Blender 3D: Noob to Pro/Understanding Blender Lights
|Applicable Blender version: 2.68.
Blender provides several different kinds of lights:
- Point: Single point light source. Useful to provide very localized light. The shadows can be sharp, or you can set its size to something nonzero to make the shadows fuzzy. Can represent light sources within the scene; e.g. if there is a lightbulb or candle or something in the scene, position one of these within it to give the impression of light coming from that object.
- Sun: A light with parallel rays that will illuminate the scene with an even light. Because the sun is (effectively) infinitely far away, the position of this lamp does not matter, only its direction. Good to use in brightly-lit outdoor scenes (i.e. a sunny day).
- Spot: Spot lights produce light constrained to a cone-shaped beam, and have some special features. They are the only light source that can be made visible with the 'halo' option, to simulate light in a fog. They are also the only light source that can cast buffer shadows (see below).

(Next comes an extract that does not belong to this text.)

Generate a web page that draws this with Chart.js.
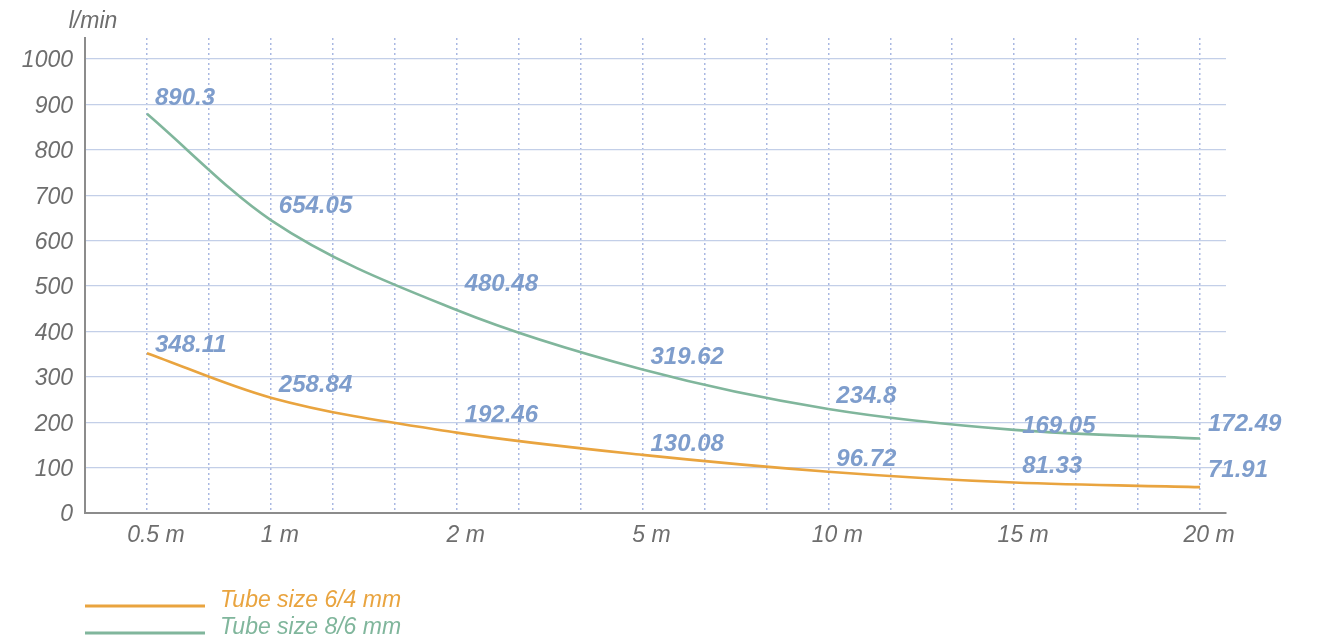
<!DOCTYPE html>
<html>
<head>
<meta charset="utf-8">
<script src="https://cdn.jsdelivr.net/npm/chart.js@4.4.1/dist/chart.umd.min.js"></script>
<style>
html,body{margin:0;padding:0;background:#fff;}
#wrap{width:1319px;height:644px;}
</style>
</head>
<body>
<div id="wrap"><canvas id="c" width="1319" height="644"></canvas></div>
<script>
// ---- data ----
const distanceLabels = ['0.5 m', '1 m', '2 m', '5 m', '10 m', '15 m', '20 m'];
const distanceSlots = [0, 2, 5, 8, 11, 14, 17]; // grid slot of each distance on the (non-linear) axis
// printed values (labels in the chart)
const tube64Printed = [348.11, 258.84, 192.46, 130.08, 96.72, 81.33, 71.91];
const tube86Printed = [890.3, 654.05, 480.48, 319.62, 234.8, 169.05, 172.49];
// drawn curve values at each distance
const tube64Curve = [352, 254, 177, 128, 91, 67, 57];
const tube86Curve = [879, 645, 447, 316, 229, 183, 164];
const seriesNames = ['Tube size 6/4 mm', 'Tube size 8/6 mm'];
const yTicks = [0, 100, 200, 300, 400, 500, 600, 700, 800, 900, 1000];
const unitLabel = 'l/min';

const ORANGE = '#e9a43f';
const GREEN = '#80b69c';
const LABEL_BLUE = '#7e9dcc';
const TICK_GRAY = '#6e6e6e';
const FONT = '"Liberation Sans", Arial, sans-serif';

const toPoints = vals => vals.map((v, i) => ({x: distanceSlots[i], y: v}));

const extras = {
  id: 'extras',
  afterDatasetsDraw(chart) {
    const ctx = chart.ctx;
    const xs = chart.scales.x, ys = chart.scales.y;
    ctx.save();
    // value labels
    ctx.font = 'italic bold 24px ' + FONT;
    ctx.fillStyle = LABEL_BLUE;
    ctx.textAlign = 'left';
    ctx.textBaseline = 'middle';
    chart.data.datasets.forEach(ds => {
      ds.printed.forEach((v, i) => {
        ctx.fillText(String(v), xs.getPixelForValue(distanceSlots[i]) + 8, ys.getPixelForValue(v) - 10);
      });
    });
    // unit title
    ctx.font = 'italic 23px ' + FONT;
    ctx.fillStyle = TICK_GRAY;
    ctx.textAlign = 'center';
    ctx.fillText(unitLabel, 93, 22);
    // legend
    const L = chart.chartArea.left;
    chart.data.datasets.forEach((ds, i) => {
      const y = 606 + i * 27;
      ctx.strokeStyle = ds.borderColor;
      ctx.lineWidth = 3;
      ctx.beginPath();
      ctx.moveTo(L, y);
      ctx.lineTo(L + 120, y);
      ctx.stroke();
      ctx.font = 'italic 23px ' + FONT;
      ctx.fillStyle = ds.borderColor;
      ctx.textAlign = 'left';
      ctx.textBaseline = 'middle';
      ctx.fillText(ds.label, L + 135, y - 5);
    });
    ctx.restore();
  }
};

new Chart(document.getElementById('c'), {
  type: 'line',
  data: {
    datasets: [
      {label: seriesNames[0], data: toPoints(tube64Curve), printed: tube64Printed, borderColor: ORANGE, borderWidth: 2.6,
       pointRadius: 0, cubicInterpolationMode: 'monotone', fill: false},
      {label: seriesNames[1], data: toPoints(tube86Curve), printed: tube86Printed, borderColor: GREEN, borderWidth: 2.6,
       pointRadius: 0, cubicInterpolationMode: 'monotone', fill: false}
    ]
  },
  options: {
    responsive: false,
    animation: false,
    layout: {padding: {top: 38, right: 93, bottom: 81, left: 0}},
    plugins: {legend: {display: false}, tooltip: {enabled: false}},
    scales: {
      x: {
        type: 'linear',
        min: -1,
        max: 17.42,
        afterBuildTicks(scale) {
          const t = [];
          for (let i = 0; i <= 17; i++) t.push({value: i});
          scale.ticks = t;
        },
        afterFit(scale) { scale.height = 50; },
        ticks: {
          autoSkip: false,
          maxRotation: 0,
          padding: 9,
          labelOffset: 9,
          color: TICK_GRAY,
          font: {family: FONT, size: 23, style: 'italic'},
          callback(v) {
            const k = distanceSlots.indexOf(v);
            return k >= 0 ? distanceLabels[k] : '';
          }
        },
        grid: {color: '#a9b8e2', lineWidth: 1.5, drawTicks: false},
        border: {display: true, color: '#8c8c8c', width: 2, dash: [2, 3]}
      },
      y: {
        min: 0,
        max: 1046,
        afterBuildTicks(scale) { scale.ticks = yTicks.map(v => ({value: v})); },
        afterFit(scale) { scale.width = 85; },
        ticks: {
          padding: 12,
          labelOffset: 2,
          color: TICK_GRAY,
          font: {family: FONT, size: 23, style: 'italic'},
          callback: v => String(v)
        },
        grid: {color: '#c3cfe8', lineWidth: 1.2, drawTicks: false},
        border: {display: true, color: '#8c8c8c', width: 2}
      }
    }
  },
  plugins: [extras]
});
</script>
</body>
</html>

- Hemi: 180°-wide uniform, shadowless light source. Great for use as a fill light, or as a back light, or to represent light from the sky. Similar to Sun, its position does not matter, only its direction.
- Area: These are similar to point lamps, except that they are rectangular. As a result they can cast accurate raytraced soft shadows, at the expense of additional render time.
There are two different kinds of shadows that lights may cast: buffered and ray-traced. The main difference is that buffered shadows are much quicker to calculate, but take more memory, and can be of lower quality without some fiddling. Also strand-rendered materials (as can be used for hair or fur) cannot cast ray shadows with the Blender Internal renderer, so you have to use buffer shadows for them so their shadows look realistic.
Only spot lamps can cast buffered shadows. Hemi lamps cannot cast shadows at all.
Light Settings[edit | edit source]
Blender’s lights offer many settings you can mess with to adjust their effect, such as:
- Energy — the strength of the light.
- Colour — real lights often have a colour, rather than being pure white. It is common in photography to talk about lights adding “warm” (reddish/yellowish) or “cool” (bluish) tints to a scene.
- Falloff — real lights get weaker with distance according to the well-known inverse-square law. But Blender doesn’t force you to conform to reality: point and spot lamps also allow for other options, like inverse-linear or even a custom curve.
- Distance — even with inverse-square falloff, the intensity of real lights never quite goes to zero at any distance, though it may become too low to measure. Blender’s distance specification allows you to limit the effect of the light to a finite maximum distance. This can be useful for having multiple lights illuminating different parts of a scene, while minimizing unwanted interactions between them—a headache that real photographers and lighting technicians cannot avoid!
- Negative — instead of adding light to a scene, this light source can actually darken the scene. Again, not possible with real lights, but useful for certain kinds of effects. In live action black cards are sometimes used to reduce reflection on the subject by absorbing reflected light. This light could serve to provide a similar function.
- This Layer Only — this light only illuminates objects on the same layer(s). Another useful way to minimize unwanted interactions between different lights.
- Specular — uncheck this box to prevent this light illuminating specular parts of materials.
- Diffuse — uncheck this box to prevent this light illuminating diffuse parts of materials.
Lighting Without Lamps[edit | edit source]
It is possible to light a scene without lamps, or with fewer lamps. In the World Context of the Properties Window, there are three options, for “Environment Lighting”, “Ambient Occlusion” and “Indirect Lighting”.
Environment Lighting adds a shadowless light that seems to come from all directions and fill all parts of the scene.
Ambient Occlusion (“AO” for short) is supposed to mimic the effect of shadows darkening corners and crevices of real-world objects (in theory this should naturally fall out of accurate lighting calculations, but it is easier to compute it separately); Blender also allows you to use AO to brighten parts of the scene outside those corners and crevices.
Indirect Lighting tries to mimic light bouncing off diffuse surfaces and illuminating other diffuse surfaces. It only works when the “Gather” option (next panel down) is set to “Approximate”.